Aim: Everything in the listing except the pictures should be written out exactly.

Dataset content:
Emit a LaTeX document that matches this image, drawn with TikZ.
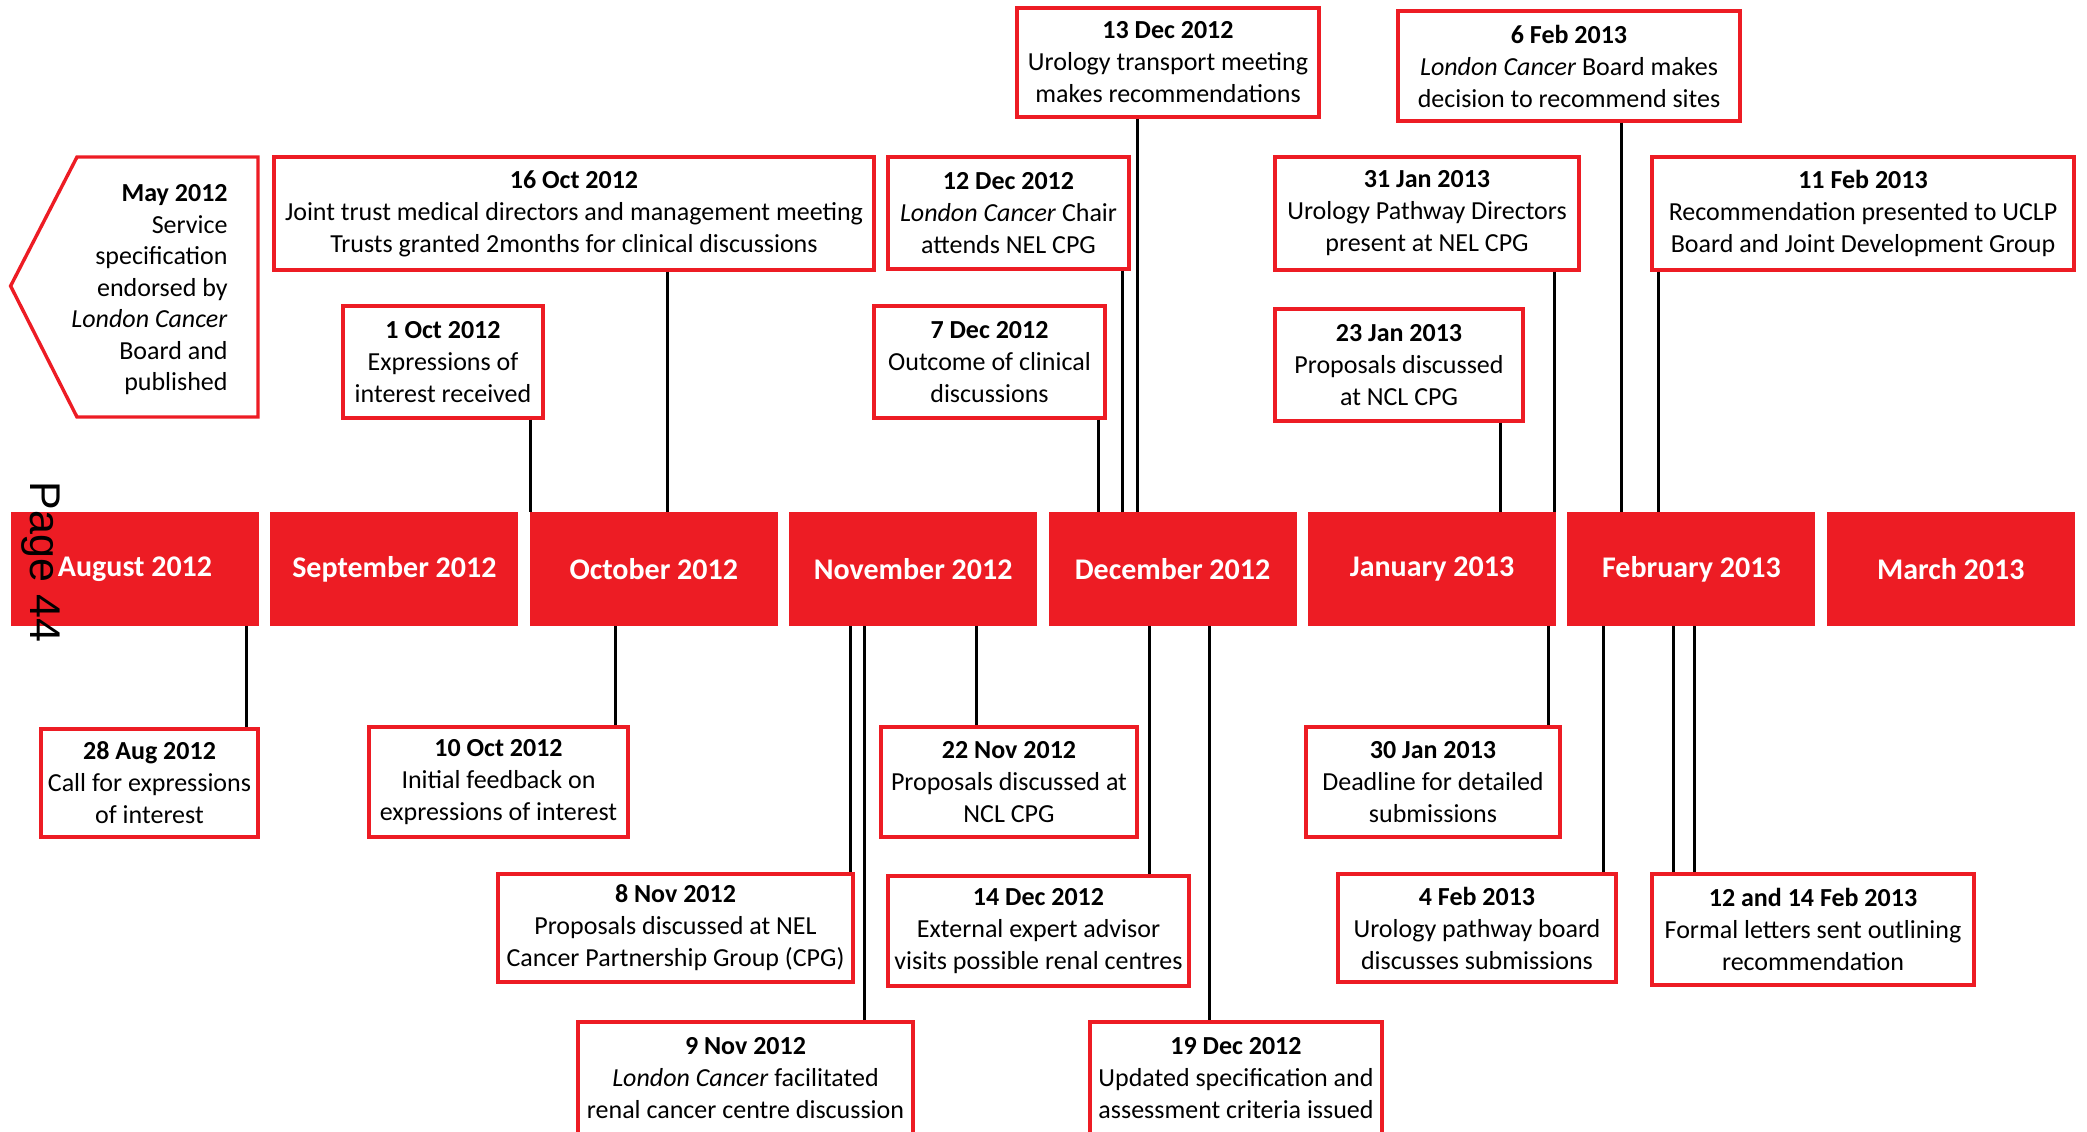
\documentclass[tikz,border=0pt]{standalone}
\usepackage{fontspec}
\setmainfont{Carlito}
\newfontfamily\pagefont{Liberation Sans}
\definecolor{lcred}{HTML}{ED1C24}
\newcommand\evbox[6]{\node[ev, minimum width={(#4-#2)*0.5pt}, minimum height={(#5-#3)*0.5pt}] (#1) at ({(#2+#4)/2},{(#3+#5)/2}) {#6};}
\newcommand\conn[3]{\coordinate (cx) at (#3,0); \draw[conn] (#1 -| cx) -- (#2 -| cx);}
\begin{document}
\begin{tikzpicture}[x=0.5pt,y=-0.5pt,
  ev/.style={draw=lcred, line width=1.7pt, fill=white, align=center, inner sep=0pt, font=\fontsize{13}{16}\selectfont},
  bar/.style={fill=lcred, text=white, inner sep=0pt, font=\fontsize{15}{18}\selectfont\bfseries, minimum width=124pt, minimum height=57pt},
  conn/.style={draw=black, line width=1.5pt}]
\useasboundingbox (0,0) rectangle (2087,1131);
\clip (0,0) rectangle (2087,1131);

% month bars
\node[bar] (aug) at (135,569) {August 2012};
\node[bar] (sep) at (394.4,569) {September 2012};
\node[bar] (oct) at (653.8,569) {October 2012};
\node[bar] (nov) at (913.2,569) {November 2012};
\node[bar] (dec) at (1172.6,569) {December 2012};
\node[bar] (jan) at (1432,569) {January 2013};
\node[bar] (feb) at (1691.4,569) {February 2013};
\node[bar] (mar) at (1950.8,569) {March 2013};

% pentagon
\draw[draw=lcred, line width=1.7pt, line join=miter] (77,157) -- (258,157) -- (258,417) -- (77,417) -- (10.6,286) -- cycle;
\node[align=right, anchor=east, inner sep=0pt, font=\fontsize{13}{15.75}\selectfont] (may) at (228,290) {{\bfseries May 2012}\\Service\\specification\\endorsed by\\\textit{London Cancer}\\Board and\\published};

% page number
\node[rotate=-90, inner sep=0pt, font=\pagefont\fontsize{21.5}{24}\selectfont] (pg) at (41,562) {Page 44};

% top boxes
\evbox{b16oct}{274}{157}{874}{270}{{\bfseries 16 Oct 2012}\\Joint trust medical directors and management meeting\\Trusts granted 2months for clinical discussions}
\evbox{b1oct}{343}{306}{543}{418}{{\bfseries 1 Oct 2012}\\Expressions of\\interest received}
\evbox{b12dec}{888}{157}{1129}{269}{{\bfseries 12 Dec 2012}\\\textit{London Cancer} Chair\\attends NEL CPG}
\evbox{b7dec}{874}{306}{1105}{418}{{\bfseries 7 Dec 2012}\\Outcome of clinical\\discussions}
\evbox{b13dec}{1017}{8}{1319}{117}{{\bfseries 13 Dec 2012}\\Urology transport meeting\\makes recommendations}
\evbox{b31jan}{1275}{157}{1579}{270}{{\bfseries 31 Jan 2013}\\Urology Pathway Directors\\present at NEL CPG}
\evbox{b23jan}{1275}{309}{1523}{421}{{\bfseries 23 Jan 2013}\\Proposals discussed\\at NCL CPG}
\evbox{b6feb}{1398}{11}{1740}{121}{{\bfseries 6 Feb 2013}\\\textit{London Cancer} Board makes\\decision to recommend sites}
\evbox{b11feb}{1652}{157}{2074}{270}{{\bfseries 11 Feb 2013}\\Recommendation presented to UCLP\\Board and Joint Development Group}

% bottom boxes
\evbox{b28aug}{41}{729}{258}{837}{{\bfseries 28 Aug 2012}\\Call for expressions\\of interest}
\evbox{b10oct}{369}{727}{628}{837}{{\bfseries 10 Oct 2012}\\Initial feedback on\\expressions of interest}
\evbox{b22nov}{881}{727}{1137}{837}{{\bfseries 22 Nov 2012}\\Proposals discussed at\\NCL CPG}
\evbox{b8nov}{498}{874}{853}{982}{{\bfseries 8 Nov 2012}\\Proposals discussed at NEL\\Cancer Partnership Group (CPG)}
\evbox{b9nov}{578}{1022}{913}{1134}{{\bfseries 9 Nov 2012}\\\textit{London Cancer} facilitated\\renal cancer centre discussion}
\evbox{b14dec}{888}{876}{1189}{986}{{\bfseries 14 Dec 2012}\\External expert advisor\\visits possible renal centres}
\evbox{b19dec}{1090}{1022}{1382}{1134}{{\bfseries 19 Dec 2012}\\Updated specification and\\assessment criteria issued}
\evbox{b30jan}{1306}{727}{1560}{837}{{\bfseries 30 Jan 2013}\\Deadline for detailed\\submissions}
\evbox{b4feb}{1338}{874}{1616}{982}{{\bfseries 4 Feb 2013}\\Urology pathway board\\discusses submissions}
\evbox{b12feb}{1652}{874}{1974}{985}{{\bfseries 12 and 14 Feb 2013}\\Formal letters sent outlining\\recommendation}

% connectors top
\conn{b1oct.south}{oct.north}{530}
\conn{b16oct.south}{oct.north}{667}
\conn{b7dec.south}{dec.north}{1098}
\conn{b12dec.south}{dec.north}{1122}
\conn{b13dec.south}{dec.north}{1137}
\conn{b23jan.south}{jan.north}{1500}
\conn{b31jan.south}{jan.north}{1554}
\conn{b6feb.south}{feb.north}{1621}
\conn{b11feb.south}{feb.north}{1658}
% connectors bottom
\conn{aug.south}{b28aug.north}{246}
\conn{oct.south}{b10oct.north}{615}
\conn{nov.south}{b8nov.north}{850}
\conn{nov.south}{b9nov.north}{864}
\conn{nov.south}{b22nov.north}{976}
\conn{dec.south}{b14dec.north}{1149}
\conn{dec.south}{b19dec.north}{1209}
\conn{jan.south}{b30jan.north}{1548}
\conn{feb.south}{b4feb.north}{1603}
\conn{feb.south}{b12feb.north}{1673}
\conn{feb.south}{b12feb.north}{1694}
\end{tikzpicture}
\end{document}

Problem solution:
Emit a LaTeX document that matches this image, drawn with TikZ.
\documentclass[tikz,border=0pt]{standalone}
\usepackage{fontspec}
\setmainfont{Carlito}
\newfontfamily\pagefont{Liberation Sans}
\definecolor{lcred}{HTML}{ED1C24}
\newcommand\evbox[6]{\node[ev, minimum width={(#4-#2)*0.5pt}, minimum height={(#5-#3)*0.5pt}] (#1) at ({(#2+#4)/2},{(#3+#5)/2}) {#6};}
\newcommand\conn[3]{\coordinate (cx) at (#3,0); \draw[conn] (#1 -| cx) -- (#2 -| cx);}
\begin{document}
\begin{tikzpicture}[x=0.5pt,y=-0.5pt,
  ev/.style={draw=lcred, line width=1.7pt, fill=white, align=center, inner sep=0pt, font=\fontsize{13}{16}\selectfont},
  bar/.style={fill=lcred, text=white, inner sep=0pt, font=\fontsize{15}{18}\selectfont\bfseries, minimum width=124pt, minimum height=57pt},
  conn/.style={draw=black, line width=1.5pt}]
\useasboundingbox (0,0) rectangle (2087,1131);
\clip (0,0) rectangle (2087,1131);

% month bars
\node[bar] (aug) at (135,569) {August 2012};
\node[bar] (sep) at (394.4,569) {September 2012};
\node[bar] (oct) at (653.8,569) {October 2012};
\node[bar] (nov) at (913.2,569) {November 2012};
\node[bar] (dec) at (1172.6,569) {December 2012};
\node[bar] (jan) at (1432,569) {January 2013};
\node[bar] (feb) at (1691.4,569) {February 2013};
\node[bar] (mar) at (1950.8,569) {March 2013};

% pentagon
\draw[draw=lcred, line width=1.7pt, line join=miter] (77,157) -- (258,157) -- (258,417) -- (77,417) -- (10.6,286) -- cycle;
\node[align=right, anchor=east, inner sep=0pt, font=\fontsize{13}{15.75}\selectfont] (may) at (228,290) {{\bfseries May 2012}\\Service\\specification\\endorsed by\\\textit{London Cancer}\\Board and\\published};

% page number
\node[rotate=-90, inner sep=0pt, font=\pagefont\fontsize{21.5}{24}\selectfont] (pg) at (41,562) {Page 44};

% top boxes
\evbox{b16oct}{274}{157}{874}{270}{{\bfseries 16 Oct 2012}\\Joint trust medical directors and management meeting\\Trusts granted 2months for clinical discussions}
\evbox{b1oct}{343}{306}{543}{418}{{\bfseries 1 Oct 2012}\\Expressions of\\interest received}
\evbox{b12dec}{888}{157}{1129}{269}{{\bfseries 12 Dec 2012}\\\textit{London Cancer} Chair\\attends NEL CPG}
\evbox{b7dec}{874}{306}{1105}{418}{{\bfseries 7 Dec 2012}\\Outcome of clinical\\discussions}
\evbox{b13dec}{1017}{8}{1319}{117}{{\bfseries 13 Dec 2012}\\Urology transport meeting\\makes recommendations}
\evbox{b31jan}{1275}{157}{1579}{270}{{\bfseries 31 Jan 2013}\\Urology Pathway Directors\\present at NEL CPG}
\evbox{b23jan}{1275}{309}{1523}{421}{{\bfseries 23 Jan 2013}\\Proposals discussed\\at NCL CPG}
\evbox{b6feb}{1398}{11}{1740}{121}{{\bfseries 6 Feb 2013}\\\textit{London Cancer} Board makes\\decision to recommend sites}
\evbox{b11feb}{1652}{157}{2074}{270}{{\bfseries 11 Feb 2013}\\Recommendation presented to UCLP\\Board and Joint Development Group}

% bottom boxes
\evbox{b28aug}{41}{729}{258}{837}{{\bfseries 28 Aug 2012}\\Call for expressions\\of interest}
\evbox{b10oct}{369}{727}{628}{837}{{\bfseries 10 Oct 2012}\\Initial feedback on\\expressions of interest}
\evbox{b22nov}{881}{727}{1137}{837}{{\bfseries 22 Nov 2012}\\Proposals discussed at\\NCL CPG}
\evbox{b8nov}{498}{874}{853}{982}{{\bfseries 8 Nov 2012}\\Proposals discussed at NEL\\Cancer Partnership Group (CPG)}
\evbox{b9nov}{578}{1022}{913}{1134}{{\bfseries 9 Nov 2012}\\\textit{London Cancer} facilitated\\renal cancer centre discussion}
\evbox{b14dec}{888}{876}{1189}{986}{{\bfseries 14 Dec 2012}\\External expert advisor\\visits possible renal centres}
\evbox{b19dec}{1090}{1022}{1382}{1134}{{\bfseries 19 Dec 2012}\\Updated specification and\\assessment criteria issued}
\evbox{b30jan}{1306}{727}{1560}{837}{{\bfseries 30 Jan 2013}\\Deadline for detailed\\submissions}
\evbox{b4feb}{1338}{874}{1616}{982}{{\bfseries 4 Feb 2013}\\Urology pathway board\\discusses submissions}
\evbox{b12feb}{1652}{874}{1974}{985}{{\bfseries 12 and 14 Feb 2013}\\Formal letters sent outlining\\recommendation}

% connectors top
\conn{b1oct.south}{oct.north}{530}
\conn{b16oct.south}{oct.north}{667}
\conn{b7dec.south}{dec.north}{1098}
\conn{b12dec.south}{dec.north}{1122}
\conn{b13dec.south}{dec.north}{1137}
\conn{b23jan.south}{jan.north}{1500}
\conn{b31jan.south}{jan.north}{1554}
\conn{b6feb.south}{feb.north}{1621}
\conn{b11feb.south}{feb.north}{1658}
% connectors bottom
\conn{aug.south}{b28aug.north}{246}
\conn{oct.south}{b10oct.north}{615}
\conn{nov.south}{b8nov.north}{850}
\conn{nov.south}{b9nov.north}{864}
\conn{nov.south}{b22nov.north}{976}
\conn{dec.south}{b14dec.north}{1149}
\conn{dec.south}{b19dec.north}{1209}
\conn{jan.south}{b30jan.north}{1548}
\conn{feb.south}{b4feb.north}{1603}
\conn{feb.south}{b12feb.north}{1673}
\conn{feb.south}{b12feb.north}{1694}
\end{tikzpicture}
\end{document}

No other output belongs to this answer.